▸ PROBLEM REQUIREMENTS
Retype every line from the start of the data down to and including the line with "14, interval: 2". Skip the pictures.

═════ PROVIDED DATA

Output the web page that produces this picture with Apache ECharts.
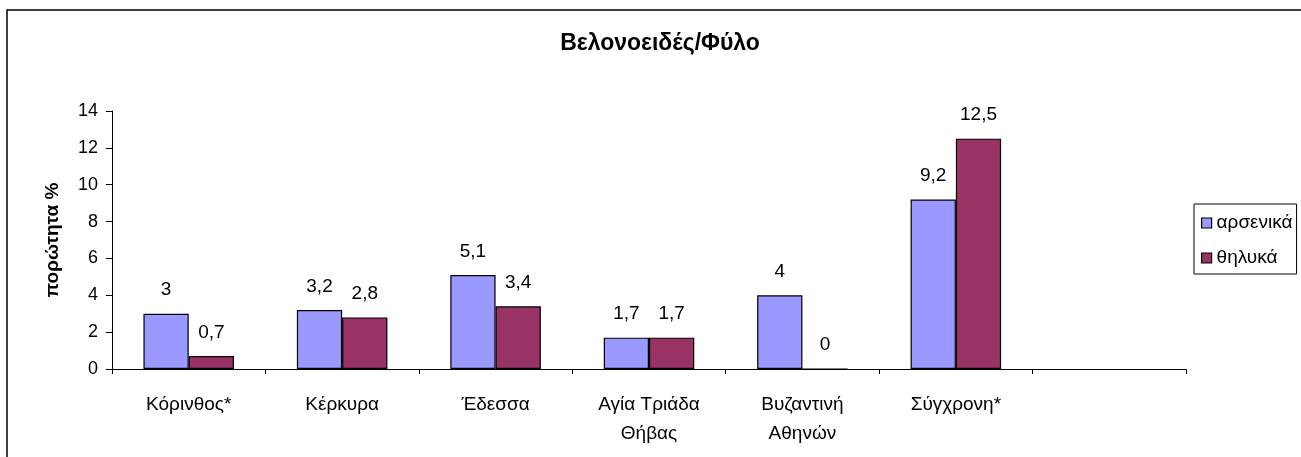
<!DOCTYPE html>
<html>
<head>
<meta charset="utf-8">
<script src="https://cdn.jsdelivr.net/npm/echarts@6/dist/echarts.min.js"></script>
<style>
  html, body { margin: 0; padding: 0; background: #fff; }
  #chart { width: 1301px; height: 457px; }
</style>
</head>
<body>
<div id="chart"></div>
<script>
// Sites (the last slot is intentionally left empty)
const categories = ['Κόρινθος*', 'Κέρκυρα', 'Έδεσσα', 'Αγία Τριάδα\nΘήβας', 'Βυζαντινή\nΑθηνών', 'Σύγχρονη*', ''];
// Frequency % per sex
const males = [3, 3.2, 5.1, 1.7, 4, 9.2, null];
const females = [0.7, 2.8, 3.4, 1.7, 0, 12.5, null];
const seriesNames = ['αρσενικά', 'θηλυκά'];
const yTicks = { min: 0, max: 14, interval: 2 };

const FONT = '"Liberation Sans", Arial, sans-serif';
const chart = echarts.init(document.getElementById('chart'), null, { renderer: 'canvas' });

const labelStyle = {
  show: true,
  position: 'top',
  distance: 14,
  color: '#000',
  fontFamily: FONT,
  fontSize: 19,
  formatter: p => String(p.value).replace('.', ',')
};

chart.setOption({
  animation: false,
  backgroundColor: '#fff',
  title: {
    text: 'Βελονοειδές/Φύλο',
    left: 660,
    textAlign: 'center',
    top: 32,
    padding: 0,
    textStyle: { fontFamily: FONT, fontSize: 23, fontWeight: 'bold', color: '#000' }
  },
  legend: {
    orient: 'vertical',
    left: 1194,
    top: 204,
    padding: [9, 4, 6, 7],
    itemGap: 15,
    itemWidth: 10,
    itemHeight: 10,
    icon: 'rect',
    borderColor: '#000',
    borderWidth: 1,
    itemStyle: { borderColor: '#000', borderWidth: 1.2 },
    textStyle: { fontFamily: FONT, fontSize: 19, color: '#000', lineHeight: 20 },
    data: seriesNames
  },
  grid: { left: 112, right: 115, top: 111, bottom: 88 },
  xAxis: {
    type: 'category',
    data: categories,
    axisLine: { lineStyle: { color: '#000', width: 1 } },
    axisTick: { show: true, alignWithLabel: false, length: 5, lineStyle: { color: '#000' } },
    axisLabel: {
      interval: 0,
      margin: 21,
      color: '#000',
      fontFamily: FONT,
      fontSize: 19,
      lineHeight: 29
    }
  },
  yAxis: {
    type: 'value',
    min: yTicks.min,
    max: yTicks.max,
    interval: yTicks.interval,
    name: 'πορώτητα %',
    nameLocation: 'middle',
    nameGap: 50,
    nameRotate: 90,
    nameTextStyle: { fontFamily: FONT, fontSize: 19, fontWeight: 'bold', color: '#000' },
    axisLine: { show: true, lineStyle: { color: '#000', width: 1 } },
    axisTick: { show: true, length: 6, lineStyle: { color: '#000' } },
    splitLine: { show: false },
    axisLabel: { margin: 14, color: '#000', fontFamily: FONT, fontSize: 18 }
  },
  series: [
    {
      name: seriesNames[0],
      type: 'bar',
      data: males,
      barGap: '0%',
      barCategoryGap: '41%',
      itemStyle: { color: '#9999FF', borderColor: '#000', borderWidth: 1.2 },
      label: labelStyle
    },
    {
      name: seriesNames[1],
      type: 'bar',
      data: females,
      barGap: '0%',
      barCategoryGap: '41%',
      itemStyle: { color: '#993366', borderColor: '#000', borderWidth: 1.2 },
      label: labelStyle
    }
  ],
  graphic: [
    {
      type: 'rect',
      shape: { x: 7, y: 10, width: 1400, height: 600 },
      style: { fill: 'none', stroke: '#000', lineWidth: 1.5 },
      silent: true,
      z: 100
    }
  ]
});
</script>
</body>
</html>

══════════

▸ EXERCISE SOLUTION
Output the web page that produces this picture with Apache ECharts.
<!DOCTYPE html>
<html>
<head>
<meta charset="utf-8">
<script src="https://cdn.jsdelivr.net/npm/echarts@6/dist/echarts.min.js"></script>
<style>
  html, body { margin: 0; padding: 0; background: #fff; }
  #chart { width: 1301px; height: 457px; }
</style>
</head>
<body>
<div id="chart"></div>
<script>
// Sites (the last slot is intentionally left empty)
const categories = ['Κόρινθος*', 'Κέρκυρα', 'Έδεσσα', 'Αγία Τριάδα\nΘήβας', 'Βυζαντινή\nΑθηνών', 'Σύγχρονη*', ''];
// Frequency % per sex
const males = [3, 3.2, 5.1, 1.7, 4, 9.2, null];
const females = [0.7, 2.8, 3.4, 1.7, 0, 12.5, null];
const seriesNames = ['αρσενικά', 'θηλυκά'];
const yTicks = { min: 0, max: 14, interval: 2 };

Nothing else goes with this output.